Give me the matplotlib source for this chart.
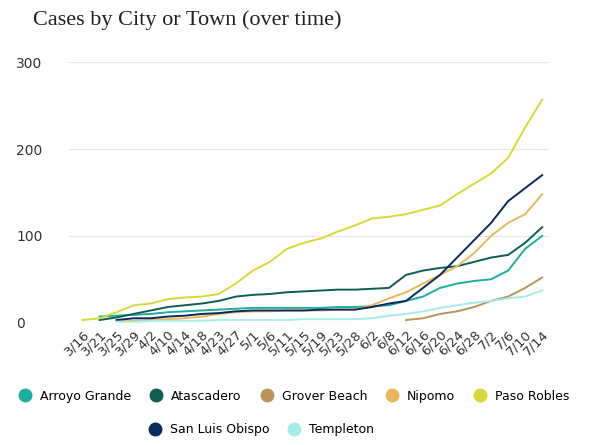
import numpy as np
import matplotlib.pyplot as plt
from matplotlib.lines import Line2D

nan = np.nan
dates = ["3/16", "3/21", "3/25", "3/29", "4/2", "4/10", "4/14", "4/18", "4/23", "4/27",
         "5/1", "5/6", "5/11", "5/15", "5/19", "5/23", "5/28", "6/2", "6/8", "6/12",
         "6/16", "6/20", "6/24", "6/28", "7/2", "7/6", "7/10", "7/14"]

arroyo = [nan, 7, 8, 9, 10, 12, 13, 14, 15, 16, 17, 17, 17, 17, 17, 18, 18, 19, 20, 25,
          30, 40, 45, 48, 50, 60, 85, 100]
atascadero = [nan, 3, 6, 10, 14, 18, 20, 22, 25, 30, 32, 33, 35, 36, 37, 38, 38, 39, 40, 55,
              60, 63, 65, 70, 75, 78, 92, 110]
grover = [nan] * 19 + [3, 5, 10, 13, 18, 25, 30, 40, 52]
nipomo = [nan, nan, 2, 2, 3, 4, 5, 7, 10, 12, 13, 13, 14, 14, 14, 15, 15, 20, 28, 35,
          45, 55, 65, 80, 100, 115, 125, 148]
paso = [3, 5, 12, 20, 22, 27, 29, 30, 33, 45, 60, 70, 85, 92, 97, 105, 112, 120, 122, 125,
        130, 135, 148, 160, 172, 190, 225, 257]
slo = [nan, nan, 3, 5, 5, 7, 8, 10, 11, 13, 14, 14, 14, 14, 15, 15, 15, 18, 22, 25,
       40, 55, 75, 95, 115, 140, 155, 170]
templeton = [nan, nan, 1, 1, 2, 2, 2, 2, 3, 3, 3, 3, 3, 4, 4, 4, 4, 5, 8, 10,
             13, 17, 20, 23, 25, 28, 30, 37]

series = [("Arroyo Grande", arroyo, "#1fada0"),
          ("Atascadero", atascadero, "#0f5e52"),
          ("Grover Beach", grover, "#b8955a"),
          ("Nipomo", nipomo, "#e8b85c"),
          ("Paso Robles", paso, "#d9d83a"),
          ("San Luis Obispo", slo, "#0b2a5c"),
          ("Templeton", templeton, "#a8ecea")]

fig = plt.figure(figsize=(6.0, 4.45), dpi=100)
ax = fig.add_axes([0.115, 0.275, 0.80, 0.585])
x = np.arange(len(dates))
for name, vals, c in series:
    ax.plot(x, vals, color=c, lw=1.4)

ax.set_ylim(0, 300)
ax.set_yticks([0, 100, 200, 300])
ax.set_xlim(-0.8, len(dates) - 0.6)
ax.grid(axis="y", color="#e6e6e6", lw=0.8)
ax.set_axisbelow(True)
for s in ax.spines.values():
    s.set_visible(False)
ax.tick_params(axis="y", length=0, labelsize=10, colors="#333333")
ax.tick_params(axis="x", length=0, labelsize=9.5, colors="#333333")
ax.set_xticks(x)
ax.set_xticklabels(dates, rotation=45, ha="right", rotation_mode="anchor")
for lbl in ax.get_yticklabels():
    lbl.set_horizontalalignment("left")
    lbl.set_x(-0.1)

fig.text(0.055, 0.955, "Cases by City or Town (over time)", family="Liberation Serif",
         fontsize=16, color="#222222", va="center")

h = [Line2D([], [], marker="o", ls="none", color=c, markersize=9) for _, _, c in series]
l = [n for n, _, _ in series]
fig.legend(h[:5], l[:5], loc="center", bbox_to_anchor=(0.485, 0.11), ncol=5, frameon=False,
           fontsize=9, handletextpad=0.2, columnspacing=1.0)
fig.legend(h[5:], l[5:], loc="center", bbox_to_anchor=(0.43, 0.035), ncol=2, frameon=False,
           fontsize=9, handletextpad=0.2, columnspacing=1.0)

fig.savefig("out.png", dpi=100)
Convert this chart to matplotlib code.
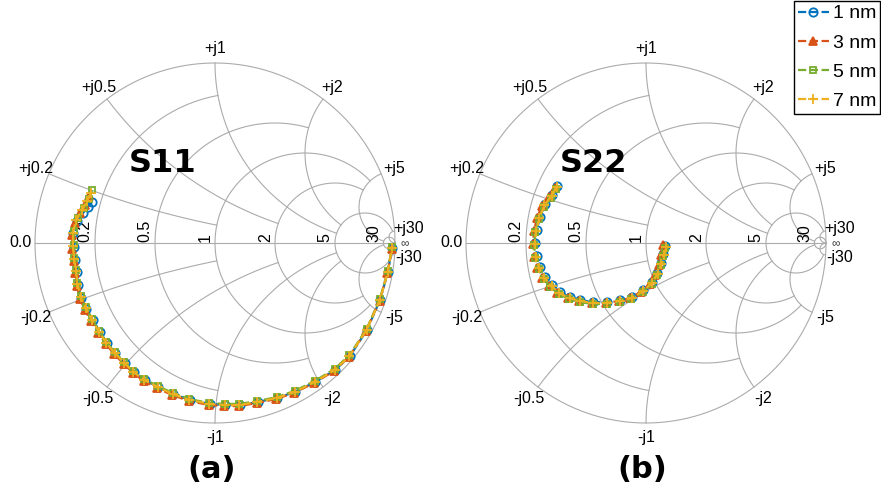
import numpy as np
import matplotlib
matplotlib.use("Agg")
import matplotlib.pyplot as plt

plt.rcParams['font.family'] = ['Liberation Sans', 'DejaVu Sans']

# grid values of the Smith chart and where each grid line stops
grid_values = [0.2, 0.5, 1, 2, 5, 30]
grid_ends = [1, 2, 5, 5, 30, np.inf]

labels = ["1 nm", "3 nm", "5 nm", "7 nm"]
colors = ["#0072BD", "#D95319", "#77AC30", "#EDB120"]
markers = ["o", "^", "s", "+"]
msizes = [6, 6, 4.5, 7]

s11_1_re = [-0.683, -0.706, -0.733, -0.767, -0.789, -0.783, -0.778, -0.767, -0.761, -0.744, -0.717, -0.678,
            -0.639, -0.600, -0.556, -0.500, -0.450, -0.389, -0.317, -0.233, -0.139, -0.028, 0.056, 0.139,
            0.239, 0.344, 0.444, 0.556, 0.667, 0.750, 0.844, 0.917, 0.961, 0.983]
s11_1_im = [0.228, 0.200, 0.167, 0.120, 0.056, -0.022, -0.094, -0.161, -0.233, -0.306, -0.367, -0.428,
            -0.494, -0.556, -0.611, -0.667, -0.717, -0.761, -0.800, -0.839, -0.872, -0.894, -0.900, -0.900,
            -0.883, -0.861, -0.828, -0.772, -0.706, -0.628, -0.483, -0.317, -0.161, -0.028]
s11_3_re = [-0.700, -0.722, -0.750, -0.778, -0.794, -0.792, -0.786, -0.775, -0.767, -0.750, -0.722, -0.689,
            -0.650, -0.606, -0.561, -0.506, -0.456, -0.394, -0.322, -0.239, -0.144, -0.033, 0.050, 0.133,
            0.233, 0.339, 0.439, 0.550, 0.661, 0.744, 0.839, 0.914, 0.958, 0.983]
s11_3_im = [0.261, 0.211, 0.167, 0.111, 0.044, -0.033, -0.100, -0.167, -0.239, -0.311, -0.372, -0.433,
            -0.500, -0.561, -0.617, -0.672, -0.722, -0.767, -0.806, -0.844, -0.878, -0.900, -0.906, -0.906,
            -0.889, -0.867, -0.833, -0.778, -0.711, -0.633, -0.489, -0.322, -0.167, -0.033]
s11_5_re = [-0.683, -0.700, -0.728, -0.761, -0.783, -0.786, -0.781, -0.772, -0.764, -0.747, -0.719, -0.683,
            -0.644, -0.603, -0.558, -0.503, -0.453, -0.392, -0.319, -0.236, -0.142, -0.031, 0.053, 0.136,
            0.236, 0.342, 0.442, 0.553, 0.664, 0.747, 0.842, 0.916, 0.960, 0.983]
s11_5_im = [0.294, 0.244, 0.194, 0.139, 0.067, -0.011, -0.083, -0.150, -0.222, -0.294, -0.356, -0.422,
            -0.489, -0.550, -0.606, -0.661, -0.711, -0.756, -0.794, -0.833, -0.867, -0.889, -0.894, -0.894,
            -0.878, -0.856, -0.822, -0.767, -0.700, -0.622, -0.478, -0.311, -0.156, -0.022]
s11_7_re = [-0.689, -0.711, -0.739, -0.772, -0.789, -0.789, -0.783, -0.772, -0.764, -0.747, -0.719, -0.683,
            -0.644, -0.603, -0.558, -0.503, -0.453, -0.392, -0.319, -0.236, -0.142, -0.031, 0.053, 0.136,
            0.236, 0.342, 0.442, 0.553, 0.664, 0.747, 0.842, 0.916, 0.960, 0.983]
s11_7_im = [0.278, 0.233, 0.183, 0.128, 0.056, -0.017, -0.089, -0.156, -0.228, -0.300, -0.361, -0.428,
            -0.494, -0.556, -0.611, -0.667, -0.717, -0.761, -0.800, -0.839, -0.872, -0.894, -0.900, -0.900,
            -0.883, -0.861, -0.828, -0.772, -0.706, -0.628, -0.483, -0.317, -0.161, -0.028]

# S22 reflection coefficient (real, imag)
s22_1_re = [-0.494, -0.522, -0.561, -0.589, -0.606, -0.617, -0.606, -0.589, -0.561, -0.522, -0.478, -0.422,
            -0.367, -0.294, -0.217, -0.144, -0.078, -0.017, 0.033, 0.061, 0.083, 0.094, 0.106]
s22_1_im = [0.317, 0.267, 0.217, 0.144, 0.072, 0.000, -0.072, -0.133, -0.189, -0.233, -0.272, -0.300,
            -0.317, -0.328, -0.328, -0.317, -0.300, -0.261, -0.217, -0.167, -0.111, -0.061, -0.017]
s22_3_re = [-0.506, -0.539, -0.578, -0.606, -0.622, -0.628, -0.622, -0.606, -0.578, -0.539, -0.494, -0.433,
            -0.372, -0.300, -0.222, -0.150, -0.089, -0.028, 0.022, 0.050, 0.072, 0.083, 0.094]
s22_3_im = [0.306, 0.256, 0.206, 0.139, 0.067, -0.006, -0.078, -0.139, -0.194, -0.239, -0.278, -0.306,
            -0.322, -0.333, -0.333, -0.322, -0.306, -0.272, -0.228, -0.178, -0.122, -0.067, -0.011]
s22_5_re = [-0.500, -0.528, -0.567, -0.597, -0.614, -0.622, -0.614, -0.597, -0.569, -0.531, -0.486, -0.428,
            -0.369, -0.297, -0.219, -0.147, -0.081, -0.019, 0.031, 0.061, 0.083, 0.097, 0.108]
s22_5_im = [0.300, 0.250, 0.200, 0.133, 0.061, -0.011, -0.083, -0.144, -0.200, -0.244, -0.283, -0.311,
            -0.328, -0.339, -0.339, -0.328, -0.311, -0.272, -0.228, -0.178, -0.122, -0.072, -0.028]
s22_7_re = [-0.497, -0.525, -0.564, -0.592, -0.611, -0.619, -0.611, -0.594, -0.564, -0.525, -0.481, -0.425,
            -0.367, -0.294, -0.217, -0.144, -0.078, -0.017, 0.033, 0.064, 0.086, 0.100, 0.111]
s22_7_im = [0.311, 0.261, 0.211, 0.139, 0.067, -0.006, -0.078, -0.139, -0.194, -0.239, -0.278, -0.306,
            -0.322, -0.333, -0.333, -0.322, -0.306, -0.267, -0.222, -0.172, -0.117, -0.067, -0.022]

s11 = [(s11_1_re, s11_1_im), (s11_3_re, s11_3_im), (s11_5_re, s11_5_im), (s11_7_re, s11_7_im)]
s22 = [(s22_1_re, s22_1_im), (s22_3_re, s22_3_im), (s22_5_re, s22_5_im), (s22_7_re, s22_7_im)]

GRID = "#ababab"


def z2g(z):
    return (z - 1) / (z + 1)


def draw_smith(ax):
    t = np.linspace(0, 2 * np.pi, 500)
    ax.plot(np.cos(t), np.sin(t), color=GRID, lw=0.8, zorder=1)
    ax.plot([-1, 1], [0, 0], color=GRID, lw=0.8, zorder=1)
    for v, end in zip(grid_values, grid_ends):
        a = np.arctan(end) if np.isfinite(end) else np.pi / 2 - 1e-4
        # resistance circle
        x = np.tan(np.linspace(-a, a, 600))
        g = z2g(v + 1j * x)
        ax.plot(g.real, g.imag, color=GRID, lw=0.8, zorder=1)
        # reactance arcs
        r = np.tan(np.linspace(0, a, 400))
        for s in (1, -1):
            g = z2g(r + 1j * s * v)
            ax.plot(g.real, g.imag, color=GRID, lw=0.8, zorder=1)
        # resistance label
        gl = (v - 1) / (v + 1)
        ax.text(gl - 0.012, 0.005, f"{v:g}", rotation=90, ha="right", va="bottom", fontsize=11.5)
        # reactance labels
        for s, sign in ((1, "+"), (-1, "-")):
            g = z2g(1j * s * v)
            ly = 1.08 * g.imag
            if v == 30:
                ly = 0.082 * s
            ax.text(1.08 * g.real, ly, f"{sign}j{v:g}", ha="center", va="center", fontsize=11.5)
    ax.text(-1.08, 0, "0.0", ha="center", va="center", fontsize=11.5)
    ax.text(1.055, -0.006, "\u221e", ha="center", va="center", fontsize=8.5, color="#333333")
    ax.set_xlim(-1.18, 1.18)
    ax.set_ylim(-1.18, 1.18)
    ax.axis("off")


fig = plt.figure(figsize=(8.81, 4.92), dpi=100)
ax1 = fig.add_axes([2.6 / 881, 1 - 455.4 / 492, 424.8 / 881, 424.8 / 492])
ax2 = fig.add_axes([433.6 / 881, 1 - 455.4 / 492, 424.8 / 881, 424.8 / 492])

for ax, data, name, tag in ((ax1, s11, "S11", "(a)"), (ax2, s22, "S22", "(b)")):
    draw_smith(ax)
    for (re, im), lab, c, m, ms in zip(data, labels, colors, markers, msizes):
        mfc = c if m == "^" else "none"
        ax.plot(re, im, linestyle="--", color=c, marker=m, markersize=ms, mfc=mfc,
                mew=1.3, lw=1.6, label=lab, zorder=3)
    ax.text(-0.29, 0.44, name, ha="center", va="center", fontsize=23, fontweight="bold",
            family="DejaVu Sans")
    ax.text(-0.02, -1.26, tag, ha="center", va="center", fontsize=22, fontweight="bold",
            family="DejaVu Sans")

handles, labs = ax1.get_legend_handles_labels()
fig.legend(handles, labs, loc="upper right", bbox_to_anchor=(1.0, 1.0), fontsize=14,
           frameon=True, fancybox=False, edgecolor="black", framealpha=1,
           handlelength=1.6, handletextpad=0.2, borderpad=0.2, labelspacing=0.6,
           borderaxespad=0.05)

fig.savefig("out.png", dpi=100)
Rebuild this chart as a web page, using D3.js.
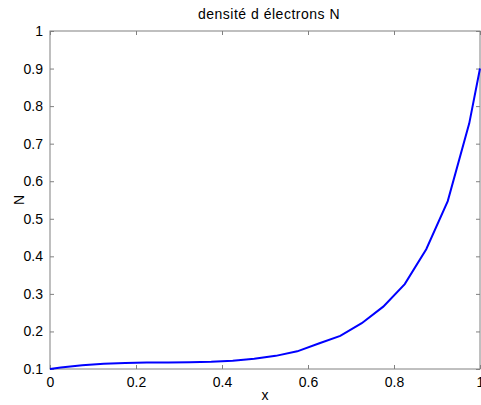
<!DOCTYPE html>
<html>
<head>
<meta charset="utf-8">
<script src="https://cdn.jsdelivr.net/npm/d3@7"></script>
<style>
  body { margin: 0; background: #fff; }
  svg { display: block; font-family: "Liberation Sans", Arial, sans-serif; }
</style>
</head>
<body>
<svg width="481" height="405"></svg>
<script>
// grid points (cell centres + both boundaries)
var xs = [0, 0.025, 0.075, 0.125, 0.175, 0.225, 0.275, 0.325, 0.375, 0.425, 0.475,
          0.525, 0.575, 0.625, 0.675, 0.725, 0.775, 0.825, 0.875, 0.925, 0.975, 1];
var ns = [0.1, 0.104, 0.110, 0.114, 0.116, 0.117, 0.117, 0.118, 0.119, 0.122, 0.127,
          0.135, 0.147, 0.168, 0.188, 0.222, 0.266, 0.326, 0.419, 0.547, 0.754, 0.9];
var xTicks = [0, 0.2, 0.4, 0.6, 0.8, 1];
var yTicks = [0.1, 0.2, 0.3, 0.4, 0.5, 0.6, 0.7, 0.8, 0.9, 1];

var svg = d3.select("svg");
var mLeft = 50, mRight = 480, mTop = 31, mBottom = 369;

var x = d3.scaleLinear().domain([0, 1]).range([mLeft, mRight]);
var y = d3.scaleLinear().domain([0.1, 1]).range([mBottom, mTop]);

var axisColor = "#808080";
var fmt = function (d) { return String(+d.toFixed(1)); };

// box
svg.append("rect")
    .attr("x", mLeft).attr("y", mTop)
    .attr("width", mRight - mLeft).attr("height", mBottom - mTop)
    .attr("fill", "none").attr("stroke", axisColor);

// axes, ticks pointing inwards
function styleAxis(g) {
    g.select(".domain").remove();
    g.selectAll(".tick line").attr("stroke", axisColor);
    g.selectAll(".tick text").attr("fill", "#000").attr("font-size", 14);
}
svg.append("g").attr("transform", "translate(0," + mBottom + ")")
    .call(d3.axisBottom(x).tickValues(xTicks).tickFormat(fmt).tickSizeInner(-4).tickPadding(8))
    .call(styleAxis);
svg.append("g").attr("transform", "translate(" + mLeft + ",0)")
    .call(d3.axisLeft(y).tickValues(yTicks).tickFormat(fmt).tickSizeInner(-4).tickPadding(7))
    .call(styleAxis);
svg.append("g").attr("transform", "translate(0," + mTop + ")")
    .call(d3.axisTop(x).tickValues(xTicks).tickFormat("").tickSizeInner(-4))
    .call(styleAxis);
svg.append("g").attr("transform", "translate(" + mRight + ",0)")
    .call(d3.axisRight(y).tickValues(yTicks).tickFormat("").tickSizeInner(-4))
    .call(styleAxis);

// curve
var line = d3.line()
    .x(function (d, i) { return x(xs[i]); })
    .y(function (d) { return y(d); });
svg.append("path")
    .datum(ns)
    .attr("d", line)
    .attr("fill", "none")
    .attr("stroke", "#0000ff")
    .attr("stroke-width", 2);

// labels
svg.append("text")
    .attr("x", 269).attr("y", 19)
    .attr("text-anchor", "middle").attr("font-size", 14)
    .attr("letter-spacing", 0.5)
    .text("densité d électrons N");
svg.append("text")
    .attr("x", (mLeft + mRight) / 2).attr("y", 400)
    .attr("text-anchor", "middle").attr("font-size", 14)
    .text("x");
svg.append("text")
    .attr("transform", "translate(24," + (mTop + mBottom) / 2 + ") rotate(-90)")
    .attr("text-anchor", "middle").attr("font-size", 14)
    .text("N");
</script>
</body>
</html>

GIVEN REQUEST: Pictures do not belong in the copy. Repeat only the lines from the top of the records through the line containing "from matplotlib.lines import Line2D".

CORRECT RESPONSE:
Give me the matplotlib source for this chart.
import numpy as np
import matplotlib.pyplot as plt
from matplotlib.lines import Line2D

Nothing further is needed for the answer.